State your job profile — soil, tonnage, climate — in a sourcing request and factories will propose specific models.

FAQ

How do I get spare parts after the machine arrives?
Agree a recommended spares kit with the factory at purchase — typically filters, wear plates, hoses and undercarriage items sized for 1,000–2,000 motohours. Afterwards, parts ship by air or groupage freight against the machine serial number. Many buyers keep a 5–10 percent of machine value in parts stock, which covers the first two seasons.
Are these machines adapted for hot and dusty climates?
Yes, tropical versions are standard order options: upgraded cooling packages, pre-cleaners and cyclone air filters, and cabin air conditioning. Russian machines already tolerate wide temperature ranges by design, but state your ambient maximum and altitude in the request so the plant fits the correct radiator and fan configuration.
What does shipping a bulldozer or roller actually cost and how is it done?
Smaller rollers and compactors travel in open-top or flat-rack containers; bulldozers and pavers usually go RoRo from Novorossiysk or St. Petersburg, sometimes partially disassembled with the blade and cab shipped separately. Sea freight to the Gulf or East Africa typically takes 25–45 days. Suppliers prepare the machine for marine transport, including preservation and lashing points.

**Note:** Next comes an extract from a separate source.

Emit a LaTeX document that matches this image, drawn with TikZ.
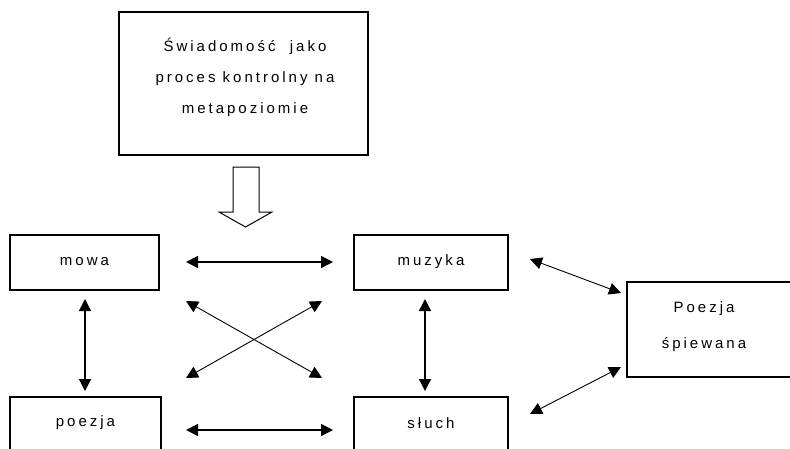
\documentclass[tikz,border=0pt]{standalone}
\usepackage{fontspec}
\setmainfont{Liberation Sans}[LetterSpace=20]
\usetikzlibrary{arrows.meta}
\begin{document}
\begin{tikzpicture}[x=1pt,y=-1pt,
  box/.style={draw,line width=1.3pt,inner sep=0pt},
  lbl/.style={font=\fontsize{15}{31}\selectfont,align=center,inner sep=0pt},
  tip/.style={Triangle[length=12pt,width=12pt]},
  link/.style={line width=1.3pt,{Triangle[length=12pt,width=12pt]}-{Triangle[length=12pt,width=12pt]}},
  thin link/.style={line width=0.9pt,{Triangle[length=12pt,width=12pt]}-{Triangle[length=12pt,width=12pt]}}]
\useasboundingbox (0,0) rectangle (790,448);
\clip (0,0) rectangle (790,448);
% boxes
\draw[box] (119,12) rectangle (368,155);
\node[lbl] (top) at (245,77) {Świadomość\ \ jako\\proces kontrolny na\\metapoziomie};
\draw[box] (10,235) rectangle (159,290);
\node[lbl] (mowa) at (84.5,262) {mowa};
\draw[box] (10,397) rectangle (161,470);
\node[lbl] (poezja) at (85.5,423) {poezja};
\draw[box] (354,235) rectangle (508,290);
\node[lbl] (muzyka) at (431,262) {muzyka};
\draw[box] (354,397) rectangle (508,470);
\node[lbl] (sluch) at (431,423) {słuch};
\draw[box] (627,282) rectangle (820,377);
\node[lbl,font=\fontsize{15}{36}\selectfont] (ps) at (704,327) {Poezja\\śpiewana};
% hollow arrow
\draw[line width=1pt] (233,167) -- (233,212) -- (219,212) -- (245.5,227) -- (272,212) -- (259,212) -- (259,167) -- cycle;
% connectors
\coordinate (a1) at (186,262); \coordinate (a2) at (333,262);
\draw[link] (a1) -- (a2);
\coordinate (b1) at (186,430); \coordinate (b2) at (333,430);
\draw[link] (b1) -- (b2);
\coordinate (c1) at (85,299); \coordinate (c2) at (85,391);
\draw[link] (c1) -- (c2);
\coordinate (d1) at (425,299); \coordinate (d2) at (425,391);
\draw[link] (d1) -- (d2);
\coordinate (e1) at (186,301); \coordinate (e2) at (322,378);
\draw[thin link] (e1) -- (e2);
\coordinate (f1) at (322,301); \coordinate (f2) at (186,378);
\draw[thin link] (f1) -- (f2);
\coordinate (g1) at (530,259); \coordinate (g2) at (621,293);
\draw[thin link] (g1) -- (g2);
\coordinate (h1) at (530,414); \coordinate (h2) at (621,367);
\draw[thin link] (h1) -- (h2);
\end{tikzpicture}
\end{document}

Is operator training or commissioning support included?
Commissioning supervision is normally a paid option: a factory engineer attends startup, verifies assembly and trains your operators over 3–7 days. For simpler machines, plants provide English-language manuals, video instructions and remote support instead. Write the support package into the contract rather than assuming it.
What payment terms do machinery plants accept?
The common pattern is an advance of 30–50 percent with the balance before shipment, paid by bank transfer. Letters of credit are accepted by larger plants, though confirming banks should be discussed early given current banking routes. For repeat buyers, partial deferral against delivery documents is sometimes negotiable.
Do cementing units and treatment plants come with engineering support?
Yes. Oilfield cementing units and packaged wastewater plants are engineered products, so suppliers provide process calculations, foundation and utility connection drawings, and supervised commissioning. For treatment plants, you submit inflow volume and contamination data first; the plant then sizes the unit and guarantees outlet parameters in the contract.